A growing number of Japanese, especially young people, are refusing to pay premiums because they doubt the pension system will be able to provide benefits when they retire.
Koizumi's Liberal Democratic Party looked set for further embarrassment after media said Cabinet member Toshimitsu Motegi, 48, had also failed to pay premiums.
Democratic "Shadow Trade Minister" Shu Watanabe also confessed on his home page to having "missed" one month's worth of payments in 1990.
"It's classic Japanese reform -- many little steps in the right direction," said Jesper Koll, chief Japan analyst at Merrill Lynch in Tokyo.
Long life expectancy and falling birth rates mean Japan is expected to have roughly one person over 65 for every two of working age by 2025, a higher dependency ratio than any other industrialized nation.

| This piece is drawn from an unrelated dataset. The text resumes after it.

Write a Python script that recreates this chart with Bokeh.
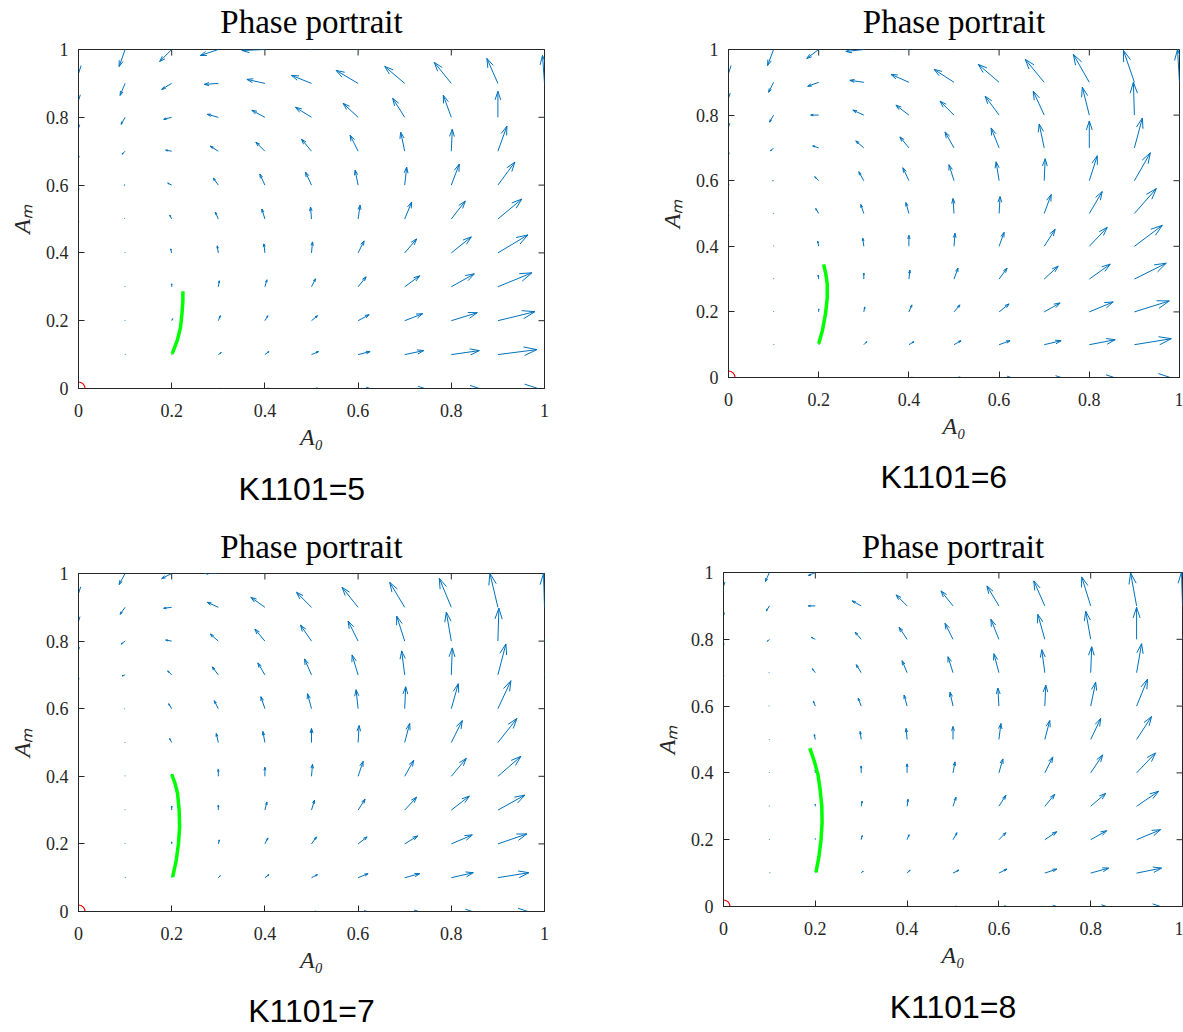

The government legislation would raise contributions to a notional 18.35 percent of salary -- with employers and workers each paying half -- by 2017 from a current maximum 13.58 percent.
Benefits would be reduced to around 50 percent of salary by 2023 from about 60 percent, while the government's share of contributions to the basic pension scheme covering non-wage earners would rise to half from one-third by 2009.